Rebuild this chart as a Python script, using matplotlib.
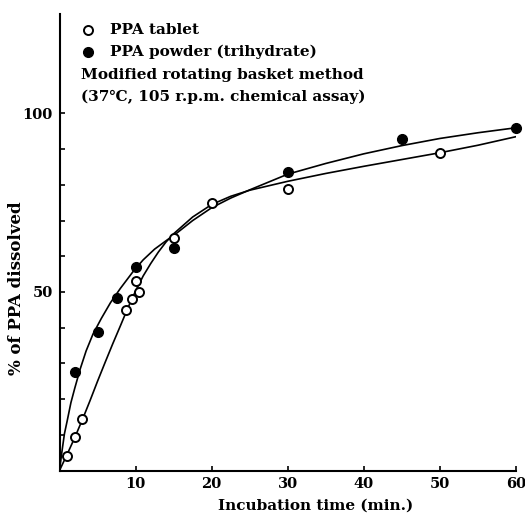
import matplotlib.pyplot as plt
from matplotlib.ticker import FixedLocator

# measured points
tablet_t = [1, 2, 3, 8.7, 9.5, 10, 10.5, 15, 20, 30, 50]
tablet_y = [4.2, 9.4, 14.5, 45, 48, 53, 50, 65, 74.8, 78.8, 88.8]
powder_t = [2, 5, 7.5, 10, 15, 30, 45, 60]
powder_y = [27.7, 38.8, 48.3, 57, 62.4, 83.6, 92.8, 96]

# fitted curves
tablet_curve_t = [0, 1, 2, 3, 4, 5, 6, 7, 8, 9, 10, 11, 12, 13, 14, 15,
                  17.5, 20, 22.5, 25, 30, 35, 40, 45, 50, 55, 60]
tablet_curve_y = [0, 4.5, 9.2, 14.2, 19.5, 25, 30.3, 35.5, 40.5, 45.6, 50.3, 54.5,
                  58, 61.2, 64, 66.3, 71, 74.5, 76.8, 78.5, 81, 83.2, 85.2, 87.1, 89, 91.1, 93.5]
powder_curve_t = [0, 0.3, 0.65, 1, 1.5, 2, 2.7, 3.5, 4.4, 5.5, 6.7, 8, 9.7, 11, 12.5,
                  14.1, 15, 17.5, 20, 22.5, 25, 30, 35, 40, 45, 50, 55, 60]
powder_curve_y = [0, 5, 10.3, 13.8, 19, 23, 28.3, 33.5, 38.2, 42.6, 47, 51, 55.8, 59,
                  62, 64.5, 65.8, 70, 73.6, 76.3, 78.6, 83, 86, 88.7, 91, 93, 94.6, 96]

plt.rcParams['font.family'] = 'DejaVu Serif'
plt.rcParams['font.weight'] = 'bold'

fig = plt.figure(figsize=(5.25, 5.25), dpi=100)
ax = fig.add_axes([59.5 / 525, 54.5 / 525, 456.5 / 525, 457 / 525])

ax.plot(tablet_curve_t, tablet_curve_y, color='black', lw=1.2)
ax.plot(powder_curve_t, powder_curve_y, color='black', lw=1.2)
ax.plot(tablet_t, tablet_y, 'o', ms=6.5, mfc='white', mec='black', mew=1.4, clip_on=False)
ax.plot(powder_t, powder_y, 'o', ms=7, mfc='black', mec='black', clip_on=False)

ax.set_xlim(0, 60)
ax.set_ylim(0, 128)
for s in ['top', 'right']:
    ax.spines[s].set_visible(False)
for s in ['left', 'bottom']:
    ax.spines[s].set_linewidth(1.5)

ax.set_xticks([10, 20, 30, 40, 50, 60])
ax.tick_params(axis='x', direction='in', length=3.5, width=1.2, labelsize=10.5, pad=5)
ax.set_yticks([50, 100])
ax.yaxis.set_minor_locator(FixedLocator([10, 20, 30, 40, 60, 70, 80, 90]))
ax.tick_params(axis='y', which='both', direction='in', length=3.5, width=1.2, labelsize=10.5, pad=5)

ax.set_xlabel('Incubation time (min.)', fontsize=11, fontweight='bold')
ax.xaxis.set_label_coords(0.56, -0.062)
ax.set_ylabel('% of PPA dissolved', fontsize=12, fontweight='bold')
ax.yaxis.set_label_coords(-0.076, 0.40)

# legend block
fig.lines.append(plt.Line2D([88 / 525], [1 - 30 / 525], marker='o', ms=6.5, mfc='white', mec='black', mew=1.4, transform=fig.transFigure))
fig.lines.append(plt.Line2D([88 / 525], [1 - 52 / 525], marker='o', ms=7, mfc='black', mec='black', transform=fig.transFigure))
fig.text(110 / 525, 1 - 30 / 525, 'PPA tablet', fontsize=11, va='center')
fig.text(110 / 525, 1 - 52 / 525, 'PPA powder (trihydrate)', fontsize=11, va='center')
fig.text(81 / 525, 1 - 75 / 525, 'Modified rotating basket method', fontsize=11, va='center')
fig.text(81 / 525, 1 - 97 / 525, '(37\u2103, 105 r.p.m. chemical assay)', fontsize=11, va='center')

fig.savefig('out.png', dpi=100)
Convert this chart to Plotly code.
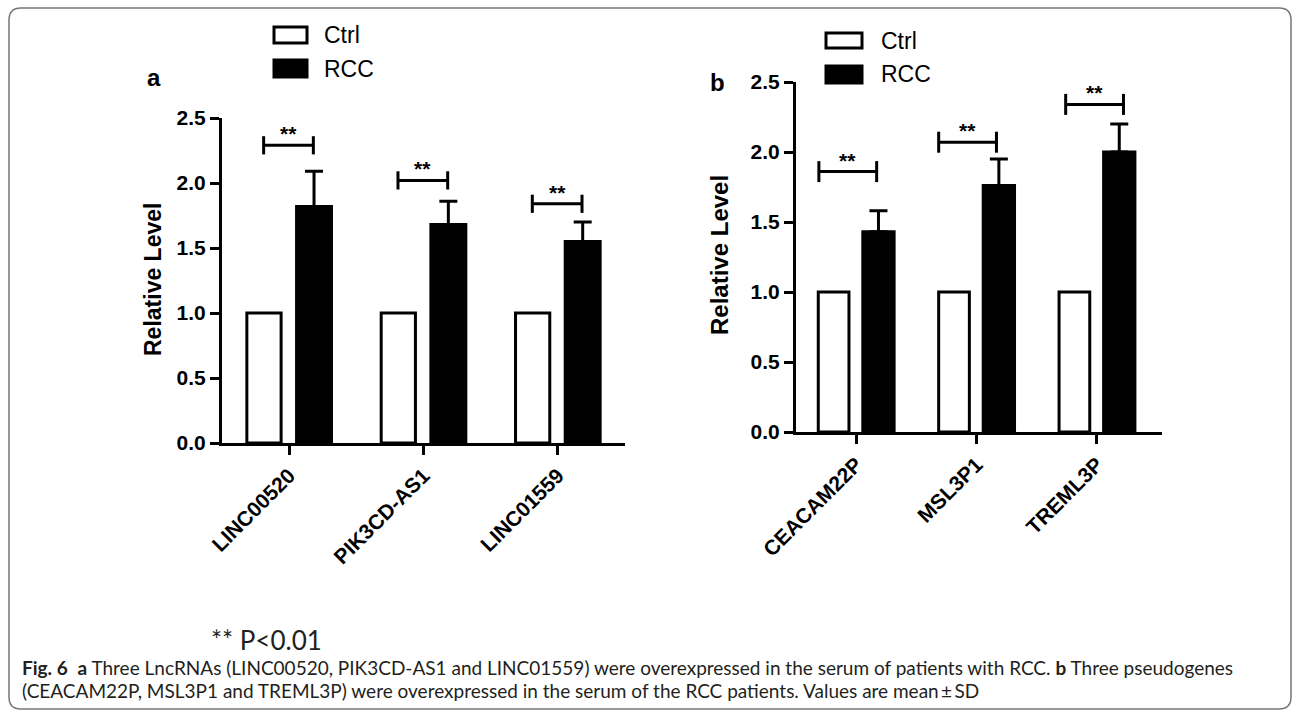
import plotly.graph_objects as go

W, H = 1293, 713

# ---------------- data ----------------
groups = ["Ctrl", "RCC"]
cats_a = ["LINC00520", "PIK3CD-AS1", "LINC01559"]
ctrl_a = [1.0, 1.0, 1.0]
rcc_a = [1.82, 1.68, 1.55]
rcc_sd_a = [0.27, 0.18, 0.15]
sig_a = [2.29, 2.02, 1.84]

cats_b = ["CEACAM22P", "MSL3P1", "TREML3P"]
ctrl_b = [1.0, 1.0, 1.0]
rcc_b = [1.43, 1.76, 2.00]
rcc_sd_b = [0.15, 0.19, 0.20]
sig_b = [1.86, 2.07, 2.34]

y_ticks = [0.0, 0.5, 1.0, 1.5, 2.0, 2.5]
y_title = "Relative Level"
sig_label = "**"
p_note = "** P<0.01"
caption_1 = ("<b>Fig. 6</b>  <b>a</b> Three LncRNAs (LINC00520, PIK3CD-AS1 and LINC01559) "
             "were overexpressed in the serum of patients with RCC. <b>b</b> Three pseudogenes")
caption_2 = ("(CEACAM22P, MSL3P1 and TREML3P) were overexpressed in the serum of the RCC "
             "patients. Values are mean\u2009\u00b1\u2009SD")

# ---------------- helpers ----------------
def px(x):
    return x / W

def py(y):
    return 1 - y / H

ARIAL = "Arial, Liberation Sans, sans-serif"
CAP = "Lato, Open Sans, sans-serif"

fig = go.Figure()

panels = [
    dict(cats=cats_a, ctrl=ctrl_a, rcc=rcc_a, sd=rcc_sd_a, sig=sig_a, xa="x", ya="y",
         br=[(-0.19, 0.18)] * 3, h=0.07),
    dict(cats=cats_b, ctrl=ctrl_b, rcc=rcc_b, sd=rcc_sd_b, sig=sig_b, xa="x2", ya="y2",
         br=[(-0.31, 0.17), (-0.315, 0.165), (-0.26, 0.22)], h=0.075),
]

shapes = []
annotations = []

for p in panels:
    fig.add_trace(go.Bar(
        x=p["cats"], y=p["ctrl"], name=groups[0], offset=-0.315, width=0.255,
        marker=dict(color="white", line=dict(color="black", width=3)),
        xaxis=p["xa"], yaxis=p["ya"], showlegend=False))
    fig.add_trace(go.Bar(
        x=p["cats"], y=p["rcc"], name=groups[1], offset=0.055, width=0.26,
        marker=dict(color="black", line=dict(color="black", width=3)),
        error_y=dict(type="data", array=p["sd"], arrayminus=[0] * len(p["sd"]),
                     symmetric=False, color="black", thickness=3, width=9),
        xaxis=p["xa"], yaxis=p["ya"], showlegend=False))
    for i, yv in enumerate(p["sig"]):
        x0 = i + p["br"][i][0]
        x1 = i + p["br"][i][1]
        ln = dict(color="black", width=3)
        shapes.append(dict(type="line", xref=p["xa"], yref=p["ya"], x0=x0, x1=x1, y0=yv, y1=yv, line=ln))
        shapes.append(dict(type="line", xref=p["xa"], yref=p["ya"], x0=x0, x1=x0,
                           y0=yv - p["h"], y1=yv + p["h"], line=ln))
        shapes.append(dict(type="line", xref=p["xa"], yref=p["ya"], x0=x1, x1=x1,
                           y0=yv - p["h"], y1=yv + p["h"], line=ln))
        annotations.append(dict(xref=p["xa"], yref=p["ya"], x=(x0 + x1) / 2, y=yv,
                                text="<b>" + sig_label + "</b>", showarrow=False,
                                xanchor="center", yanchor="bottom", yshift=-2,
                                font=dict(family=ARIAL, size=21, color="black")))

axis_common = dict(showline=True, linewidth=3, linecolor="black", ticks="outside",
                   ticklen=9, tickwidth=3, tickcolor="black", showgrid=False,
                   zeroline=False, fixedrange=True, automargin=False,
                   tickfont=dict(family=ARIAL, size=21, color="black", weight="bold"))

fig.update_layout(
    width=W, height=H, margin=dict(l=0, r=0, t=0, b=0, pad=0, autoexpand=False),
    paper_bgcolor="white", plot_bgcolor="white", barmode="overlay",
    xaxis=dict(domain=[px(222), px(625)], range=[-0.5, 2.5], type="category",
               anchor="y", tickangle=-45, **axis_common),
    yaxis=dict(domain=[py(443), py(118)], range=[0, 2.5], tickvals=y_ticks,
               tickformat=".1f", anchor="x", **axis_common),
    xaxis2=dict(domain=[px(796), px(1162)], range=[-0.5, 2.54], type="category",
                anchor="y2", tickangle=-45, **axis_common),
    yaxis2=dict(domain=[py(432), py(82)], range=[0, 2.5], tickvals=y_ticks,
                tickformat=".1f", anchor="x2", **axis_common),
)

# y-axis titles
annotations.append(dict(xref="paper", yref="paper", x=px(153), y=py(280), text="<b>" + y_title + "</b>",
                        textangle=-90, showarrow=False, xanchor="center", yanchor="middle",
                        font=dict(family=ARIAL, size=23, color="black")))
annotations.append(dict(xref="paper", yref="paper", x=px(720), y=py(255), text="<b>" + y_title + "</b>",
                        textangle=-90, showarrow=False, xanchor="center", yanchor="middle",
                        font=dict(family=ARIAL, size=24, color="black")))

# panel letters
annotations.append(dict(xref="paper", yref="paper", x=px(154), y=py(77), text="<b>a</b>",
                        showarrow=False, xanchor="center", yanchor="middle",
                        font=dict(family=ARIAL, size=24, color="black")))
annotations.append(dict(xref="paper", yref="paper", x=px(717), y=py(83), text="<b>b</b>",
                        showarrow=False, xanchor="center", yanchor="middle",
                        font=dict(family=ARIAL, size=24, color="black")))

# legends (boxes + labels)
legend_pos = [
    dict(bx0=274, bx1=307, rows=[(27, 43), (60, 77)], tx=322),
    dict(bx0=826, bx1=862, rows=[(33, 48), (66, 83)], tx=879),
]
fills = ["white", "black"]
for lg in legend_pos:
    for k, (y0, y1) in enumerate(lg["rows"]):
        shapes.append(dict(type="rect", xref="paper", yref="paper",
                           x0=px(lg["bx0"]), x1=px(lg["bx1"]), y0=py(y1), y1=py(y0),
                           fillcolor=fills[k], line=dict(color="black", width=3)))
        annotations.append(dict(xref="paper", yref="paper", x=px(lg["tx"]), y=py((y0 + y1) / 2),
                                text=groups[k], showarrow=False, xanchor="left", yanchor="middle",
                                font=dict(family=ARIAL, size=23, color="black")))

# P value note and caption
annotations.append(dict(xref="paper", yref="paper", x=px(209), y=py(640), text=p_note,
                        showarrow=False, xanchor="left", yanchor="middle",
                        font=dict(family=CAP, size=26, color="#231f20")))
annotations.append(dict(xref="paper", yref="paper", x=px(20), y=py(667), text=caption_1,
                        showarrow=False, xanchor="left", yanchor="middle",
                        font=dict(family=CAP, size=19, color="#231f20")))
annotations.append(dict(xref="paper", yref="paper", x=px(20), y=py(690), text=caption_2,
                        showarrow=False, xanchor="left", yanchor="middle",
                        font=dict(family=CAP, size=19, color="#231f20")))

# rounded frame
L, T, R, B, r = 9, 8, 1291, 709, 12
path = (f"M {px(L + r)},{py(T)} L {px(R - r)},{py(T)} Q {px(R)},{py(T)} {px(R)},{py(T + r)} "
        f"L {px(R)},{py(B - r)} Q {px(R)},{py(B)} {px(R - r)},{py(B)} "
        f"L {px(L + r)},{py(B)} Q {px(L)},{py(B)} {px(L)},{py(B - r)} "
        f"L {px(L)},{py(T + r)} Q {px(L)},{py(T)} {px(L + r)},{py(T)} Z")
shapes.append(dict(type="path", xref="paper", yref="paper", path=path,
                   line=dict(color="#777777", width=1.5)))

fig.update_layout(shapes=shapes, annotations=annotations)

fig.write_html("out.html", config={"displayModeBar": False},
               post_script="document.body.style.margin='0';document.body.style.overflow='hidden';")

## Set task
Copy exactly the lines from the first line of the records above through the line with "ax = fig.add_axes([59.5", both included, and nothing else. Pictures stay out.

## The response
Rebuild this chart as a Python script, using matplotlib.
import matplotlib.pyplot as plt
from matplotlib.ticker import FixedLocator

# measured points
tablet_t = [1, 2, 3, 8.7, 9.5, 10, 10.5, 15, 20, 30, 50]
tablet_y = [4.2, 9.4, 14.5, 45, 48, 53, 50, 65, 74.8, 78.8, 88.8]
powder_t = [2, 5, 7.5, 10, 15, 30, 45, 60]
powder_y = [27.7, 38.8, 48.3, 57, 62.4, 83.6, 92.8, 96]

# fitted curves
tablet_curve_t = [0, 1, 2, 3, 4, 5, 6, 7, 8, 9, 10, 11, 12, 13, 14, 15,
                  17.5, 20, 22.5, 25, 30, 35, 40, 45, 50, 55, 60]
tablet_curve_y = [0, 4.5, 9.2, 14.2, 19.5, 25, 30.3, 35.5, 40.5, 45.6, 50.3, 54.5,
                  58, 61.2, 64, 66.3, 71, 74.5, 76.8, 78.5, 81, 83.2, 85.2, 87.1, 89, 91.1, 93.5]
powder_curve_t = [0, 0.3, 0.65, 1, 1.5, 2, 2.7, 3.5, 4.4, 5.5, 6.7, 8, 9.7, 11, 12.5,
                  14.1, 15, 17.5, 20, 22.5, 25, 30, 35, 40, 45, 50, 55, 60]
powder_curve_y = [0, 5, 10.3, 13.8, 19, 23, 28.3, 33.5, 38.2, 42.6, 47, 51, 55.8, 59,
                  62, 64.5, 65.8, 70, 73.6, 76.3, 78.6, 83, 86, 88.7, 91, 93, 94.6, 96]

plt.rcParams['font.family'] = 'DejaVu Serif'
plt.rcParams['font.weight'] = 'bold'

fig = plt.figure(figsize=(5.25, 5.25), dpi=100)
ax = fig.add_axes([59.5 / 525, 54.5 / 525, 456.5 / 525, 457 / 525])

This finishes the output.